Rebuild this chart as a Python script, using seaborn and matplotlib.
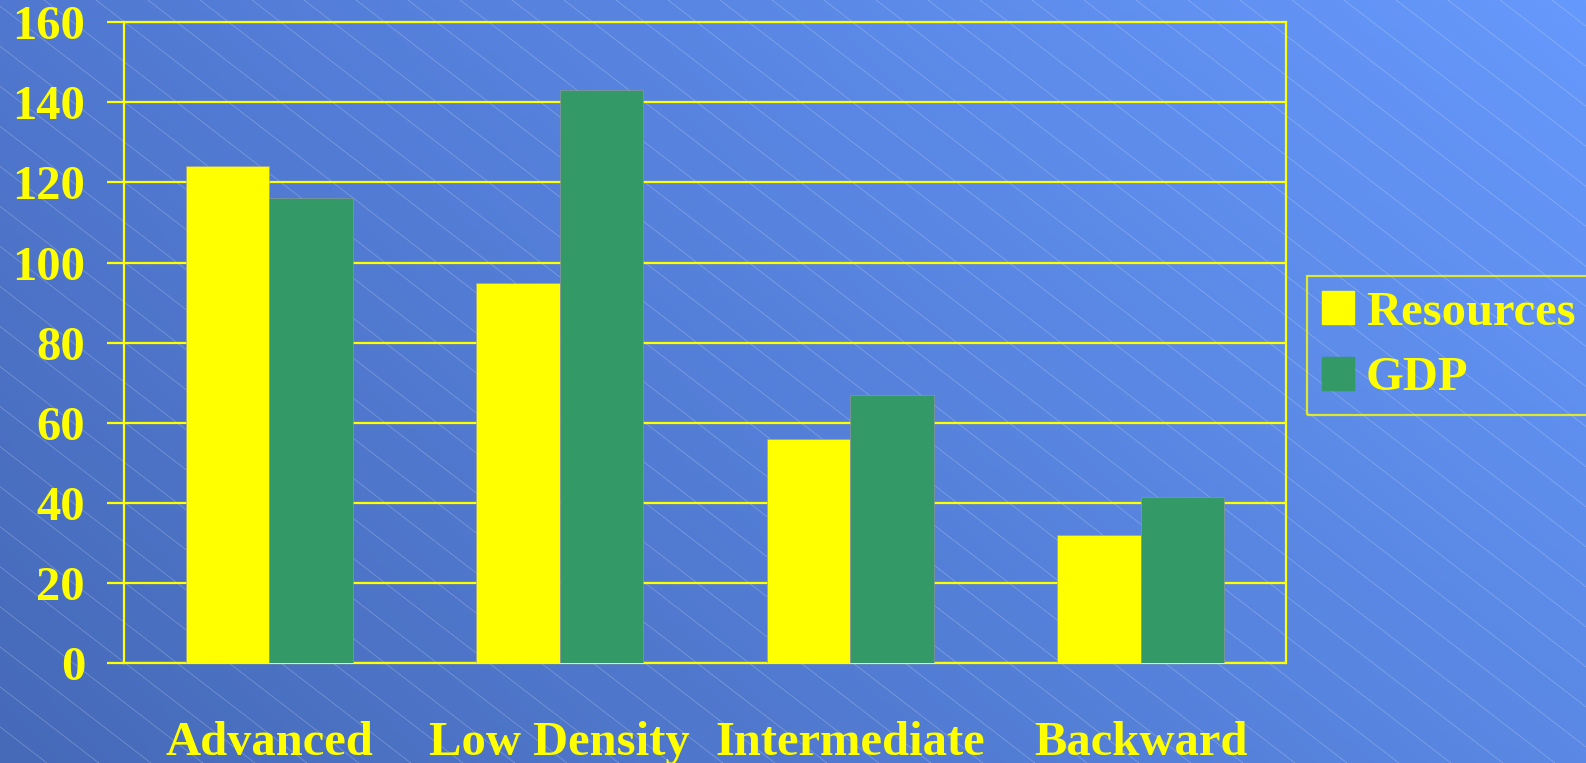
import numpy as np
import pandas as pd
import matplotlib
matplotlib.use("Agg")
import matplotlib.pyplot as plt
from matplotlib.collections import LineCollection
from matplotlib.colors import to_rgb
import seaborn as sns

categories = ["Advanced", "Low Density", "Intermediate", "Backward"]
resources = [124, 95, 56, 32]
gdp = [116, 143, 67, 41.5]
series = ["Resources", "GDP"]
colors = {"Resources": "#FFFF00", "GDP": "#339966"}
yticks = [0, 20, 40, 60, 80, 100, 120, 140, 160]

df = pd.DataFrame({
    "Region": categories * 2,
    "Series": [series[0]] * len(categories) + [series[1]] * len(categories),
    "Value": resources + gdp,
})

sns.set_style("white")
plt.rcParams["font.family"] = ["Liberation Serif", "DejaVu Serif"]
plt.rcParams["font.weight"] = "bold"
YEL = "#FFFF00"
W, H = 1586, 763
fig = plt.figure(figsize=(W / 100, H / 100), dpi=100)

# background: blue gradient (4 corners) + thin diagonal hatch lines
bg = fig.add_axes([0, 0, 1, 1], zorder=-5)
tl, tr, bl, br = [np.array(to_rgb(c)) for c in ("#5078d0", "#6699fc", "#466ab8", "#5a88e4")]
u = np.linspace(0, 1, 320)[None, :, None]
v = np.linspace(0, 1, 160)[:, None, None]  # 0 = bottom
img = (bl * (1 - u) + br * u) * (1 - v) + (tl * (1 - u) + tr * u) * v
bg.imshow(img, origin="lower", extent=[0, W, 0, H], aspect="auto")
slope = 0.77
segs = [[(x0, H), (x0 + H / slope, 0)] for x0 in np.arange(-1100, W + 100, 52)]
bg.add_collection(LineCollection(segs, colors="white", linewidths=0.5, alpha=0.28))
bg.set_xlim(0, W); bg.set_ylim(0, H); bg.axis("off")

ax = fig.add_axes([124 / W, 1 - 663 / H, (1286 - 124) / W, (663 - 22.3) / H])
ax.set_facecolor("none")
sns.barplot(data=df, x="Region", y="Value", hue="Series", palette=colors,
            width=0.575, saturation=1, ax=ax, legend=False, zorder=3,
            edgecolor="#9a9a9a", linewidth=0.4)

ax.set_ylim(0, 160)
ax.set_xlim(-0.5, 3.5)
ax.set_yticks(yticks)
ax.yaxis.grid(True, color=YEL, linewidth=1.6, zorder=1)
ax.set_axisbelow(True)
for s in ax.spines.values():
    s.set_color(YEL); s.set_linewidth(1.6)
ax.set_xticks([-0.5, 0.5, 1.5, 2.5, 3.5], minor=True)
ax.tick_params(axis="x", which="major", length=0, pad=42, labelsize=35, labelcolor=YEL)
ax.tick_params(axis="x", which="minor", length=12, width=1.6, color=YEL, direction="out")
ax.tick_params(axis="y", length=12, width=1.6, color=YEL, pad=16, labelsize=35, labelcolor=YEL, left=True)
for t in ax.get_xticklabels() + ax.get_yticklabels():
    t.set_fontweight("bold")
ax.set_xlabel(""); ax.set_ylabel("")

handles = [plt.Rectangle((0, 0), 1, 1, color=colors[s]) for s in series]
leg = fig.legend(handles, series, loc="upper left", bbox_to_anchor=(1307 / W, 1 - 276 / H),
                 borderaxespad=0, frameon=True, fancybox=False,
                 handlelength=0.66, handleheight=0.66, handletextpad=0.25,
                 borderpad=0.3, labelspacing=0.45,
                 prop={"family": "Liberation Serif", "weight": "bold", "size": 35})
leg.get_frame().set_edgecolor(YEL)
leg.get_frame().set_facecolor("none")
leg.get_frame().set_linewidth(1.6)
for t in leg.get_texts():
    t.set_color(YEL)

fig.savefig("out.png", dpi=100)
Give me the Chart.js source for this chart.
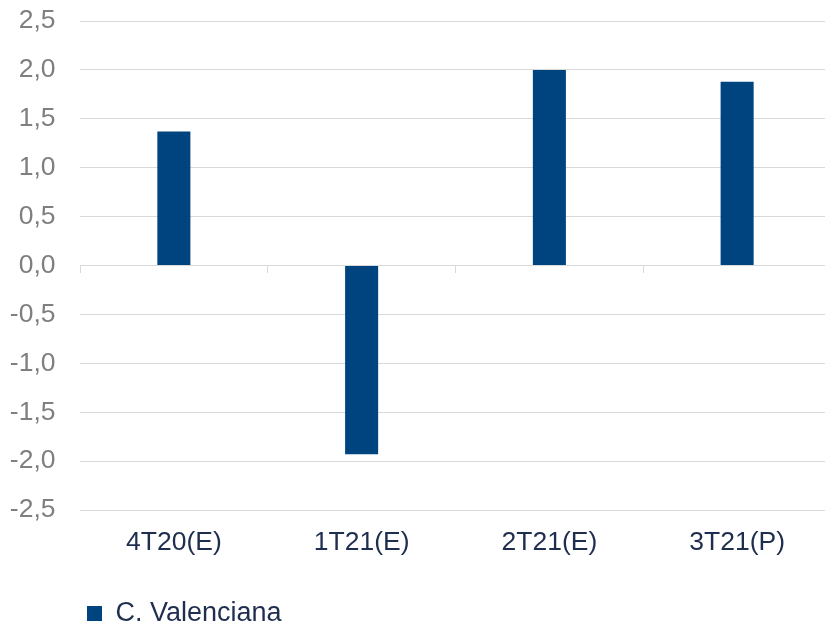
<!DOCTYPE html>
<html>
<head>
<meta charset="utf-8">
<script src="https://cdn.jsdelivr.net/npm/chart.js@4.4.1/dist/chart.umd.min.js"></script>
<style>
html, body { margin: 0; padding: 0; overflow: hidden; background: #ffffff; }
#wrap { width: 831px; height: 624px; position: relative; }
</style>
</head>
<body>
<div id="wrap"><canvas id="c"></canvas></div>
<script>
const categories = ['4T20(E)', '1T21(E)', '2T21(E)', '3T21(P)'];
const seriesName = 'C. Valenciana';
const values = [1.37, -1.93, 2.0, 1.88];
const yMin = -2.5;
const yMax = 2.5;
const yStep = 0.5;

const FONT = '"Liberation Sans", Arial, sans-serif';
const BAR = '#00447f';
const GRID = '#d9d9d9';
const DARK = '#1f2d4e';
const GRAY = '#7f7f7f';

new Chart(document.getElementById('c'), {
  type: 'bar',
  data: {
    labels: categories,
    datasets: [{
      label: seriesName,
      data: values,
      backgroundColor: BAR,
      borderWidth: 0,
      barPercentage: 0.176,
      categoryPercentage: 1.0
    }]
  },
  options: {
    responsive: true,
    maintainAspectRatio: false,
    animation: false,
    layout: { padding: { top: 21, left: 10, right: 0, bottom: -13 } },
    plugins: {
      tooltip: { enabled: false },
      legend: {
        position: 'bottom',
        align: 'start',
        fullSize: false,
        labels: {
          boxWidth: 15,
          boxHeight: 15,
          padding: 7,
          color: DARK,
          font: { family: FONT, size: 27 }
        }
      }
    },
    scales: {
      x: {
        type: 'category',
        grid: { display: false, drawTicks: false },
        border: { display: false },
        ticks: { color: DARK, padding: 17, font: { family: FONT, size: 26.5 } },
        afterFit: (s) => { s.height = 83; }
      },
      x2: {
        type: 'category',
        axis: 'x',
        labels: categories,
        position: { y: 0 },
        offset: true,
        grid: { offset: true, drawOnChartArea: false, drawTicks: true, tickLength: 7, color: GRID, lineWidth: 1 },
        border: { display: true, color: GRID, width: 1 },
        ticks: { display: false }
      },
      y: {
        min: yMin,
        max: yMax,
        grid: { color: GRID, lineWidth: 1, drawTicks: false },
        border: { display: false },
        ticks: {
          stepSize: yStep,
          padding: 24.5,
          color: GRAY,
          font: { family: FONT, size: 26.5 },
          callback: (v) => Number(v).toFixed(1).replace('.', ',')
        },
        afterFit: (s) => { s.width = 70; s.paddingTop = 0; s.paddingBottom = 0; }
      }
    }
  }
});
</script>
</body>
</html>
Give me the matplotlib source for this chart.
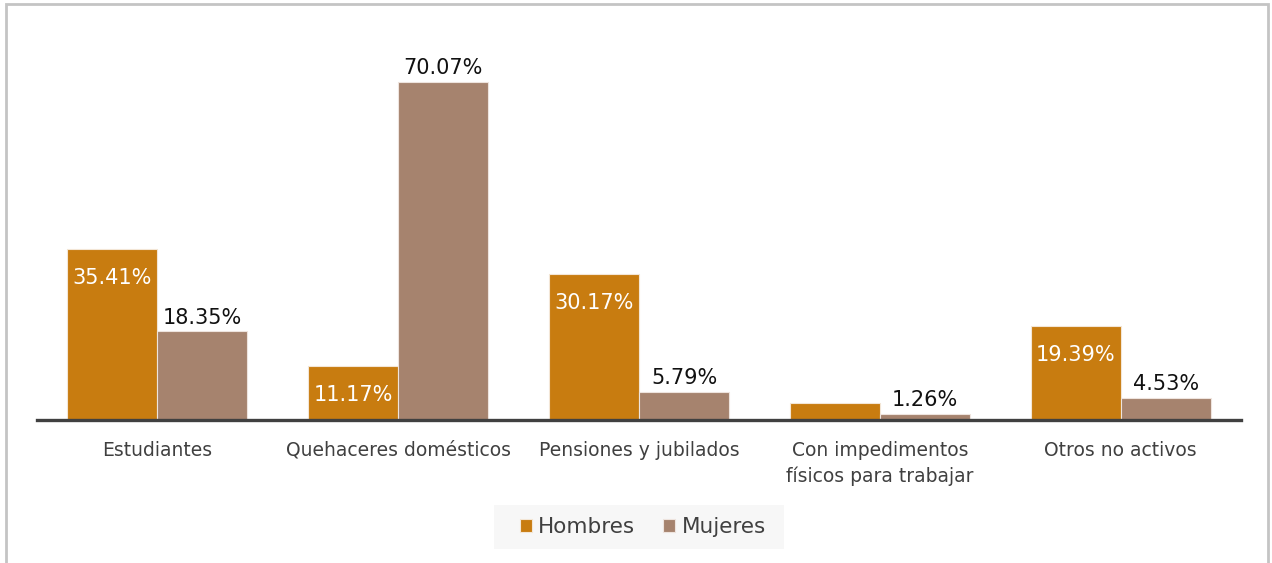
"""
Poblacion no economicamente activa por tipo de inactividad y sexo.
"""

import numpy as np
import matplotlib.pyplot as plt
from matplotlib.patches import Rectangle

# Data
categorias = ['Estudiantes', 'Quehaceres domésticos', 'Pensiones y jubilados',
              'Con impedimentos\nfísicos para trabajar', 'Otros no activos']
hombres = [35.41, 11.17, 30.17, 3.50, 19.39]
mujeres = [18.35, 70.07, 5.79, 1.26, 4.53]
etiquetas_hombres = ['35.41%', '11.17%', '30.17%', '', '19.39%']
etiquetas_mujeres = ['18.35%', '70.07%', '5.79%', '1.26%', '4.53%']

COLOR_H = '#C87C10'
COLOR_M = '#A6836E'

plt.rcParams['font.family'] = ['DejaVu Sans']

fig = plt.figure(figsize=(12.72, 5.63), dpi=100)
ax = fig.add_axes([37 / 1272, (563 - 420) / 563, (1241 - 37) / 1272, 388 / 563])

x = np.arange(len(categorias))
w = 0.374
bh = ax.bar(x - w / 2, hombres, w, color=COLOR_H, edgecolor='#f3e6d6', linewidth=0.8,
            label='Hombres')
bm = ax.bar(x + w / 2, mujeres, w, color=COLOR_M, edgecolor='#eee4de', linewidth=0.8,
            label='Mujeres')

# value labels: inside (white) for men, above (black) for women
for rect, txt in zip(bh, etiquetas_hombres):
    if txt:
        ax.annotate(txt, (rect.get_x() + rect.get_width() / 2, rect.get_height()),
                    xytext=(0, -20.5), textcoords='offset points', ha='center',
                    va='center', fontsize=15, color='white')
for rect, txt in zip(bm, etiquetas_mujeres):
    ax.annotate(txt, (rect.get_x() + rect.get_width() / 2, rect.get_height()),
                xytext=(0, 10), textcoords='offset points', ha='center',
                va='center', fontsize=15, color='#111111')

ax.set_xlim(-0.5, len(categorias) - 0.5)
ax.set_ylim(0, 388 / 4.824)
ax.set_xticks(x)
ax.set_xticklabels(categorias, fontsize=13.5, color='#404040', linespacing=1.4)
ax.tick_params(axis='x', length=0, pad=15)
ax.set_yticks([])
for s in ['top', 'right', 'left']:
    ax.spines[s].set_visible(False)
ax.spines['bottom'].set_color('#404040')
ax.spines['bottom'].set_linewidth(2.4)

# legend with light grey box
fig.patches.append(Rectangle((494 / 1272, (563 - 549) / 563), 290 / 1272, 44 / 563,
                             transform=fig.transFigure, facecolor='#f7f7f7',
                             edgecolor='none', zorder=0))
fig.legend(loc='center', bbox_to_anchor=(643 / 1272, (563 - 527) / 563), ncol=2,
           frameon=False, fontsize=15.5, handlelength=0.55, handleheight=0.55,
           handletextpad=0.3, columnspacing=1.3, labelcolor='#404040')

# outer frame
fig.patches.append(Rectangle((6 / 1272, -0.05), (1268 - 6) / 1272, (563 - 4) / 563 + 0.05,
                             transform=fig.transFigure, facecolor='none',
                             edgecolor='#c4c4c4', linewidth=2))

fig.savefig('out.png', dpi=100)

To be done: Using the entries above, extract exactly the lines from the one that contains "Give me the matplotlib source for this chart." through the one that contains "from matplotlib.patches import Rectangle". Do not carry over any pictures.

The output:
Give me the matplotlib source for this chart.
"""
Poblacion no economicamente activa por tipo de inactividad y sexo.
"""

import numpy as np
import matplotlib.pyplot as plt
from matplotlib.patches import Rectangle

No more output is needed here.